Severely erred in judgement but desperate for a temporary reprieve, I determined that smoking in the windowless bathroom on the second floor was the best place to indulge my guilty pleasure once I arrived back at our house. This reflects the tenuous (at best) connection I have with common sense, because seriously, what the fuck was I thinking? I came out of the bathroom and there stood my mother, with a look that clearly reflected how severely disappointed and shocked she felt.
 
She thrust a can of Glade Air Freshener Aerosol Spray Clean Linen in my face and said, “Spray this, everywhere, NOW. Open all window. If your father smell the smoke, he kill you.”
 
I’m used to disappointing my father and having him make that very clear to me. However, when I feel like I’ve done something to disappoint my mother, I’m compelled to run to the Smithsonian Natural History Museum on bare feet and procure the Hope diamond to show her how sorry I am. She’s that effective.
 
The incident shocked me into early retirement from the whole gray, shriveled, dead route.
 
For a moment.
 
I picked it up once again with gusto when I became friends with Tim during my junior year in college. (Are we seeing a pattern?) One could even say our friendship was born from the time we spent together during our frequent smoke breaks.
 
I can’t figure out how to finish this paper about Jaruzelski.”
 
“Smoke break?”
 
This pattern continued when both of us were foolish enough to think that writing honors theses in history would be a fun way to spend our senior year. Smoking while huddling in front of the library doors at 2 a.m. became synonymous with sticking it to the Man/Higher Education and reflected a “Fuck you, we do what we want” attitude. Combined with the 6 out of 7 nights a week we’d go out, get drunk, and smoke a pack each, my throat had never known such manhandling. (Please insert your best deep-throating joke here.)
 
But now I’m an adult. Technically. And smoking is bad for you. Technically. And none of my family smokes and almost all of my close friends are responsible care-takers of their lungs. As history has proven, if I am one that must follow the pack when it comes to my cigarette addiction (pun intended?), one would assume this should be enough incentive to quit.
 
Then there’s the smoking ban that will soon be enforced in all Chicago bars and clubs. Fact: It is cold in Chicago 9 out of 12 months. Fact: This will be the real reason I kick the habit. Nothing is worth battling below 20 degree weather with 40 mph winds in a backless halter top.
 
For now, I suppose I’ll have to distract my absolute desire for a cigarette after very little sleep and showing up late to work and being screamed at by my boss who finds nothing abnormal about telling me to send out something today so that it got to the person five days ago by popping some Advil and humoring my caffeine addiction.
 
Because I’ve quit smoking.
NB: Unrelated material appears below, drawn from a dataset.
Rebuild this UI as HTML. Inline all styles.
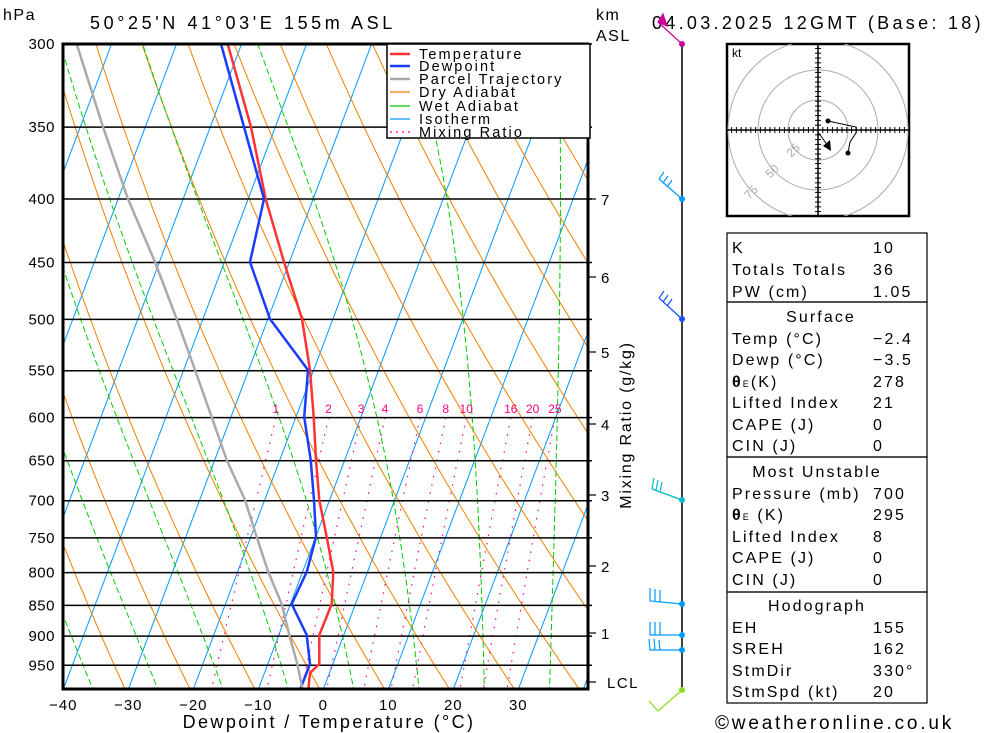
<!DOCTYPE html>
<html><head><meta charset="utf-8">
<style>
html,body{margin:0;padding:0;background:#fff;}
svg{display:block;font-family:"Liberation Sans",sans-serif;}
</style></head>
<body>
<svg id="s" width="1000" height="733" viewBox="0 0 1000 733" xmlns="http://www.w3.org/2000/svg">
<defs><clipPath id="cp"><rect x="63" y="44" width="525" height="645"/></clipPath></defs>
<g id="bg" clip-path="url(#cp)"></g>
<g id="hp" stroke="#000" stroke-width="1.5"></g>
<g id="prof" clip-path="url(#cp)" fill="none" stroke-width="2.5" stroke-linejoin="round"></g>
<rect x="63" y="44" width="525" height="645" fill="none" stroke="#000" stroke-width="3"/>
<!-- legend -->
<g>
<rect x="387" y="44" width="203" height="94" fill="#fff" stroke="#000" stroke-width="1.5"/>
<g stroke-width="2.5"><line x1="390" y1="54" x2="410" y2="54" stroke="#ff3333"/><line x1="390" y1="66" x2="410" y2="66" stroke="#1a3cff"/><line x1="390" y1="79" x2="410" y2="79" stroke="#aaaaaa"/></g>
<g stroke-width="1.2"><line x1="390" y1="92" x2="410" y2="92" stroke="#f08000"/><line x1="390" y1="106" x2="410" y2="106" stroke="#00cc00"/><line x1="390" y1="119" x2="410" y2="119" stroke="#0099ff"/><line x1="390" y1="132" x2="410" y2="132" stroke="#ff0080" stroke-dasharray="2,4"/></g>
<g font-size="14.5" letter-spacing="2.1" fill="#000">
<text x="419" y="59">Temperature</text><text x="419" y="71">Dewpoint</text><text x="419" y="84">Parcel Trajectory</text><text x="419" y="97">Dry Adiabat</text><text x="419" y="111">Wet Adiabat</text><text x="419" y="124">Isotherm</text><text x="419" y="137">Mixing Ratio</text>
</g></g>
<!-- titles -->
<g font-size="18" fill="#000">
<text x="3" y="20" font-size="16" letter-spacing="1.5">hPa</text>
<text x="90" y="29" letter-spacing="3.6">50°25'N 41°03'E 155m ASL</text>
<text x="596" y="20" font-size="16" letter-spacing="1.5">km</text>
<text x="596" y="41" font-size="16" letter-spacing="1.5">ASL</text>
<text x="652" y="29" letter-spacing="3.3">04.03.2025 12GMT (Base: 18)</text>
<text x="329" y="728" text-anchor="middle" letter-spacing="2.4">Dewpoint / Temperature (°C)</text>
<text x="715" y="729" font-size="19" letter-spacing="2.8">©weatheronline.co.uk</text>
</g>
<g id="ylab" font-size="15" fill="#000" text-anchor="end" letter-spacing="0.5"></g>
<g id="xlab" font-size="15" fill="#000" text-anchor="middle" letter-spacing="1"></g>
<text transform="translate(631,425) rotate(-90)" font-size="16" text-anchor="middle" letter-spacing="1.8" fill="#000">Mixing Ratio (g/kg)</text>
<g id="km" font-size="15" fill="#000"></g>
<!-- wind staff -->
<line x1="682" y1="44" x2="682" y2="690" stroke="#000" stroke-width="1.5"/>
<g fill="none" stroke-width="1.2">
<path d="M682 44 L658 22" stroke="#cc0099"/><path d="M658 22 L663 14 L667 26 Z" fill="#cc0099" stroke="#cc0099"/>
<path d="M682 199 L659 179 M659 179 L664 172 M663 183 L668 176 M667 187 L672 180" stroke="#0099ff"/>
<path d="M682 319 L659 298 M659 298 L664 291 M663 302 L668 295 M667 306 L672 299" stroke="#1a50ff"/>
<path d="M682 500 L652 489 M652 489 L654 478 M656 490 L658 480 M660 492 L662 482" stroke="#00bbcc"/>
<path d="M682 604 L650 601 L650 588 M655 602 L655 589 M660 602 L660 590" stroke="#0099ff"/>
<path d="M682 635 L650 635 L650 622 M655 635 L655 622 M660 635 L660 622" stroke="#0099ff"/>
<path d="M682 650 L650 650 L649 639 M655 650 L654 639 M660 650 L659 640" stroke="#0099ff"/>
<path d="M682 690 L658 711 L649 701" stroke="#88dd22"/>
</g>
<g>
<circle cx="682" cy="44" r="3" fill="#cc0099"/><circle cx="682" cy="199" r="3" fill="#0099ff"/><circle cx="682" cy="319" r="3" fill="#1a50ff"/><circle cx="682" cy="500" r="3" fill="#00bbcc"/><circle cx="682" cy="604" r="3" fill="#0099ff"/><circle cx="682" cy="635" r="3" fill="#0099ff"/><circle cx="682" cy="650" r="3" fill="#0099ff"/><circle cx="682" cy="690" r="3" fill="#88dd22"/>
</g>
<!-- hodograph -->
<g>
<rect x="727" y="44" width="182" height="172" fill="#fff" stroke="#000" stroke-width="2.5"/>
<clipPath id="hc"><rect x="727" y="44" width="182" height="172"/></clipPath>
<g clip-path="url(#hc)" fill="none" stroke="#aaa" stroke-width="1">
<circle cx="818" cy="130" r="30"/><circle cx="818" cy="130" r="60"/><circle cx="818" cy="130" r="90"/>
</g>
<g id="hodo" stroke="#000" stroke-width="1"></g>
<g fill="#aaa" font-size="12">
<text transform="translate(796,153) rotate(-45)" text-anchor="middle">25</text>
<text transform="translate(775,174) rotate(-45)" text-anchor="middle">50</text>
<text transform="translate(754,195) rotate(-45)" text-anchor="middle">75</text>
</g>
<text x="732" y="57" font-size="12" fill="#000">kt</text>
<path d="M828 121 L856 127 L856 133 L850 142 L848 153" fill="none" stroke="#000" stroke-width="1"/>
<circle cx="828" cy="121" r="2.5"/><circle cx="848" cy="153" r="2.5"/>
<path d="M818 132 L828 146" stroke="#000" stroke-width="1"/><path d="M823 146 L830 140 L831 151 Z" fill="#000"/>
</g>
<!-- table -->
<g fill="none" stroke="#000" stroke-width="1.2">
<rect x="727" y="233" width="200" height="69"/><rect x="727" y="302" width="200" height="155"/><rect x="727" y="457" width="200" height="135"/><rect x="727" y="592" width="200" height="111"/>
</g>
<g font-size="16" fill="#000" letter-spacing="2.1">
<text x="732" y="253">K</text><text x="873" y="253">10</text>
<text x="732" y="275">Totals Totals</text><text x="873" y="275">36</text>
<text x="732" y="297">PW (cm)</text><text x="873" y="297">1.05</text>
<text x="821" y="322" text-anchor="middle">Surface</text>
<text x="732" y="344">Temp (°C)</text><text x="873" y="344">−2.4</text>
<text x="732" y="365">Dewp (°C)</text><text x="873" y="365">−3.5</text>
<text x="732" y="387"><tspan font-weight="bold">θ</tspan><tspan font-size="9">E</tspan>(K)</text><text x="873" y="387">278</text>
<text x="732" y="408">Lifted Index</text><text x="873" y="408">21</text>
<text x="732" y="430">CAPE (J)</text><text x="873" y="430">0</text>
<text x="732" y="451">CIN (J)</text><text x="873" y="451">0</text>
<text x="817" y="477" text-anchor="middle">Most Unstable</text>
<text x="732" y="499">Pressure (mb)</text><text x="873" y="499">700</text>
<text x="732" y="520"><tspan font-weight="bold">θ</tspan><tspan font-size="9">E</tspan> (K)</text><text x="873" y="520">295</text>
<text x="732" y="542">Lifted Index</text><text x="873" y="542">8</text>
<text x="732" y="563">CAPE (J)</text><text x="873" y="563">0</text>
<text x="732" y="585">CIN (J)</text><text x="873" y="585">0</text>
<text x="817" y="611" text-anchor="middle">Hodograph</text>
<text x="732" y="633">EH</text><text x="873" y="633">155</text>
<text x="732" y="654">SREH</text><text x="873" y="654">162</text>
<text x="732" y="676">StmDir</text><text x="873" y="676">330°</text>
<text x="732" y="697">StmSpd (kt)</text><text x="873" y="697">20</text>
</g>
<g id="mrl" font-size="12" fill="#ff0080" text-anchor="middle"></g>
</svg>
<script>
var NS="http://www.w3.org/2000/svg";
function Y(p){return 44+539*Math.log(p/300);}
function X(T,p){return 63.3+(T+40)*6.5+0.377*(689.3-Y(p));}
function el(par,tag,a,txt){var e=document.createElementNS(NS,tag);for(var k in a)e.setAttribute(k,a[k]);if(txt!=null)e.textContent=txt;document.getElementById(par).appendChild(e);return e;}
var bg="bg";
for(var T=-140;T<=40;T+=10){el(bg,"line",{x1:X(T,994),y1:Y(994),x2:X(T,300),y2:Y(300),stroke:"#0099ff","stroke-width":1});}
for(var T0=-80;T0<=160;T0+=10){var th=T0+273.15,d="";for(var p=1000;p>=290;p-=10){var t=th*Math.pow(p/1000,0.2857)-273.15;d+=(d?"L":"M")+X(t,p).toFixed(1)+" "+Y(p).toFixed(1);}el(bg,"path",{d:d,fill:"none",stroke:"#ee8000","stroke-width":1});}
function es(t){return 6.112*Math.exp(17.67*t/(t+243.5));}
for(var T0=-95;T0<=45;T0+=10){var t=T0,d="",p=1000;d="M"+X(t,p).toFixed(1)+" "+Y(p).toFixed(1);while(p>290){var TK=t+273.15,e=es(t),rs=0.622*e/(p-e),Lv=2.5e6,Rd=287,cp=1005;var dTdp=(Rd*TK+Lv*rs)/(p*(cp+Lv*Lv*rs*0.622/(Rd*TK*TK)));t-=dTdp*5;p-=5;d+="L"+X(t,p).toFixed(1)+" "+Y(p).toFixed(1);}
el(bg,"path",{d:d,fill:"none",stroke:"#00cc00","stroke-width":1,"stroke-dasharray":"6,3"});}
var ws=[1,2,3,4,6,8,10,16,20,25];
ws.forEach(function(w){var d="";for(var p=600;p<=1000;p+=10){var e=w*p/(622+w),l=Math.log(e/6.112),td=243.5*l/(17.67-l);d+=(d?"L":"M")+X(td,p).toFixed(1)+" "+Y(p).toFixed(1);}
el(bg,"path",{d:d,fill:"none",stroke:"#ff0080","stroke-width":1.2,"stroke-dasharray":"1.5,7"});
var e=w*600/(622+w),l=Math.log(e/6.112),td=243.5*l/(17.67-l);el("mrl","text",{x:X(td,600).toFixed(1),y:413},String(w));});
for(var p=300;p<=950;p+=50){el("hp","line",{x1:63,y1:Y(p),x2:592,y2:Y(p)});el("ylab","text",{x:55,y:Y(p)+5},String(p));}
for(var T=-40;T<=30;T+=10){el("xlab","text",{x:63.3+(T+40)*6.5,y:710},T<0?"−"+(-T):String(T));}
[[7,199],[6,277],[5,352],[4,424],[3,495],[2,566],[1,633]].forEach(function(k){el("km","line",{x1:588,y1:k[1],x2:596,y2:k[1],stroke:"#000","stroke-width":1.2});el("km","text",{x:601,y:k[1]+6},String(k[0]));});
el("km","line",{x1:588,y1:682,x2:596,y2:682,stroke:"#000","stroke-width":1.2});el("km","text",{x:607,y:688,"letter-spacing":"1.5"},"LCL");
function pl(pts,c){var d="";pts.forEach(function(q){d+=(d?"L":"M")+q[0]+" "+q[1];});el("prof","path",{d:d,stroke:c});}
pl([[227.7,44],[251,127],[265.7,199],[284,262],[302,319],[310,370],[313.7,417],[316,460],[319.3,500],[326.7,537],[333.3,572],[331.7,604],[319.3,635],[319.3,664],[310,673],[308.3,690]],"#ff3333");
pl([[221,44],[244,127],[264,199],[250,262],[270,319],[308,370],[304.2,417],[310.7,460],[314,500],[316,537],[306.7,572],[291.7,604],[306.7,635],[310,664],[300,690]],"#1a3cff");
pl([[76.7,44],[103,127],[128,199],[155,262],[176.7,319],[195,370],[211.7,417],[226.7,460],[245,500],[256.7,537],[268.3,572],[281.7,604],[289.3,635],[297.3,664],[302.7,690]],"#aaaaaa");
el("hodo","line",{x1:727,y1:130,x2:909,y2:130,"stroke-width":1.5});el("hodo","line",{x1:818,y1:44,x2:818,y2:216,"stroke-width":1.5});
for(var i=-18;i<=18;i++){if(!i)continue;var o=i*4.8;el("hodo","line",{x1:818+o,y1:127,x2:818+o,y2:133});el("hodo","line",{x1:815,y1:130+o,x2:821,y2:130+o});}
</script>
</body></html>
And sometimes, the easiest way to end one addiction is to distract yourself with another, mildly less harmful one. Especially when you are at work.

 

2 Responses to “Smoke Break”

  1. [...] I haven’t actually smoked anything yet. I made that mistake once before. [...]

  2. That last sentence is the one that stuck with me the most, because it’s SO TRUE. How often I move from one addiction to another, from one extreme to another… The pitfalls of being an extremist.